Thermal shock arises when components are exposed to abrupt temperature swings, such as during power cycling or environmental shifts. Inadequate thermal matching between materials can cause microcracks in solder joints or delamination between layers. BGA packages are particularly vulnerable; without sufficient thermal cycling validation, seemingly stable products may fail weeks into deployment.

Moisture and humidity introduce slow, penetrating damage. Water vapor can compromise package insulation, trigger metal ion migration, and lead to internal corrosion or dielectric breakdown. Failures often surface long after production—in the form of voltage drift, random resets, or short circuits. Cases like the "popcorn effect" in ceramic capacitors illustrate how environmental exposure quietly undermines stability.

Mechanical stress, whether introduced by pick-and-place machines, shipping vibration, or board flexing, tends to cause structural fatigue or displacement. These do not always result in immediate malfunction but often lead to performance degradation or intermittent faults later in life. Fragile components like MLCCs are especially susceptible when layout and support structures are overlooked.

Finally, electrical overstress (EOS) presents a serious threat at the system level. Unlike ESD, which is brief and sharp, EOS can last milliseconds or longer, carrying greater energy. Power surges, misplugged cables, or inductive spikes can destroy protection circuitry, melt interface pads, or corrupt logic registers. These failures are difficult to anticipate without simulating real-world usage conditions.


Strategies for Prevention and Validation


To combat these hidden killers, a multilayered approach is essential. Design teams should incorporate early-stage modeling to predict stress propagation—especially for thermal and mechanical effects. Selecting robust packaging materials and applying stress-tolerant layout practices greatly reduce the chance of latent failures.

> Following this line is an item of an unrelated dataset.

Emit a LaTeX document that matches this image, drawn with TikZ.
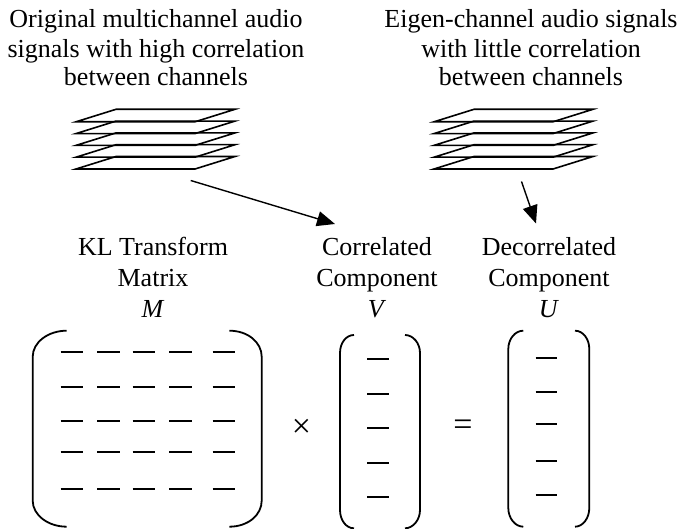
\documentclass[tikz,border=0pt]{standalone}
\usepackage{fontspec}
\setmainfont{Liberation Serif}
\usetikzlibrary{arrows.meta}
\begin{document}
\begin{tikzpicture}[x=1pt,y=-1pt,
  lbl/.style={font=\fontsize{26}{30}\selectfont, inner sep=0pt, anchor=base},
  sym/.style={font=\fontsize{34}{40}\selectfont, inner sep=0pt, anchor=center},
  layer/.style={line width=1.6pt, line join=miter},
  paren/.style={line width=1.8pt},
  entry/.style={line width=2pt},
  conn/.style={line width=1.4pt, -{Triangle[length=18pt,width=15pt]}},
]
\useasboundingbox (0,0) rectangle (683,529);

% top texts
\node[lbl] (oa) at (156,28) {Original multichannel audio};
\node[lbl] (ob) at (156,57.5) {signals with high correlation};
\node[lbl] (oc) at (156,86) {between channels};
\node[lbl] (ea) at (531,28) {Eigen-channel audio signals};
\node[lbl] (eb) at (531,57.5) {with little correlation};
\node[lbl] (ec) at (531,86) {between channels};

% stacks of channel layers
\foreach \i in {0,...,4}{
  \pgfmathsetmacro{\t}{109.3+11.8*\i}
  \pgfmathsetmacro{\b}{\t+12.5}
  \draw[layer] (76,\b) -- (116,\t) -- (235,\t) -- (195,\b) -- cycle;
  \draw[layer] (434,\b) -- (474,\t) -- (593,\t) -- (553,\b) -- cycle;
}

% arrows
\coordinate (s1) at (190.7,180.5);
\coordinate (e1) at (335,224);
\coordinate (s2) at (521.5,181.5);
\coordinate (e2) at (536,223.5);
\draw[conn] (s1) -- (e1);
\draw[conn] (s2) -- (e2);

% column labels
\node[lbl] (ka) at (153,256) {KL Transform};
\node[lbl] (kb) at (153,287) {Matrix};
\node[lbl] (kc) at (153,318) {\textit{M}};
\node[lbl] (ca) at (377,256) {Correlated};
\node[lbl] (cb) at (377,287) {Component};
\node[lbl] (cc) at (377,318) {\textit{V}};
\node[lbl] (da) at (549,256) {Decorrelated};
\node[lbl] (db) at (549,287) {Component};
\node[lbl] (dc) at (549,318) {\textit{U}};

% matrix M brackets
\draw[paren] (66.7,330.7) .. controls (48,330.7) and (32.7,342.4) .. (32.7,356.7)
  -- (32.7,500.7) .. controls (32.7,515) and (48,526.7) .. (66.7,526.7);
\draw[paren] (229.3,330.7) .. controls (248,330.7) and (261.7,342.4) .. (261.7,356.7)
  -- (261.7,500.7) .. controls (261.7,515) and (248,526.7) .. (229.3,526.7);
% M entries
\foreach \y in {351.7,386.7,421,451.7,489.3}{
  \foreach \x in {60.7,97.3,132.7,169.3,212.7}{
    \draw[entry] (\x,\y) -- ++(22.6,0);
  }
}

\node[sym] (times) at (301.5,428.5) {×};

% vector V brackets
\draw[paren] (354,335) .. controls (346,335) and (340,343) .. (340,353)
  -- (340,510) .. controls (340,520) and (346,528.3) .. (354,528.3);
\draw[paren] (405,335) .. controls (413,335) and (420,343) .. (420,353)
  -- (420,510) .. controls (420,520) and (413,528.3) .. (405,528.3);
\foreach \y in {359.3,394,428.3,462.7,496.7}{
  \draw[entry] (367.3,\y) -- ++(22,0);
}

\node[sym] (eq) at (463,428) {=};

% vector U brackets
\draw[paren] (523.3,330.7) .. controls (515,330.7) and (508.3,339) .. (508.3,349)
  -- (508.3,508) .. controls (508.3,518) and (515,526.7) .. (523.3,526.7);
\draw[paren] (575,330.7) .. controls (583,330.7) and (589.3,339) .. (589.3,349)
  -- (589.3,508) .. controls (589.3,518) and (583,526.7) .. (575,526.7);
\foreach \y in {358.3,392.3,424,461,495}{
  \draw[entry] (535.7,\y) -- ++(21.6,0);
}
\end{tikzpicture}
\end{document}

Testing must extend beyond simple pass/fail checks. Standards like JEDEC JS-001/002, JESD22-A104/A105, and IEC 61000-4-5 offer validated protocols for simulating ESD, thermal cycling, humidity exposure, and surge events. However, real assurance comes from integrating these tests into application-specific validation workflows, often with the help of third-party labs.

Organizations such as Rapid Rabbit specialize in tailoring stress validation strategies to specific products, industries, and use cases. Their services help identify weak points early, simulate worst-case conditions, and deliver actionable data for risk-informed decision-making—an increasingly critical advantage in competitive, quality-driven markets.

Modern electronics are no longer tested merely for performance—they are tested for endurance. The greatest reliability threats are rarely visible in standard qualification, but they reveal themselves in the field, where ESD accumulates silently, solder joints fatigue over time, and voltage surges strike without warning. To build lasting products, manufacturers must address these subtle but potent forces with equal rigor.

In the end, reliability is not just about how well a component works on day one—it’s about how confidently it performs on day one thousand.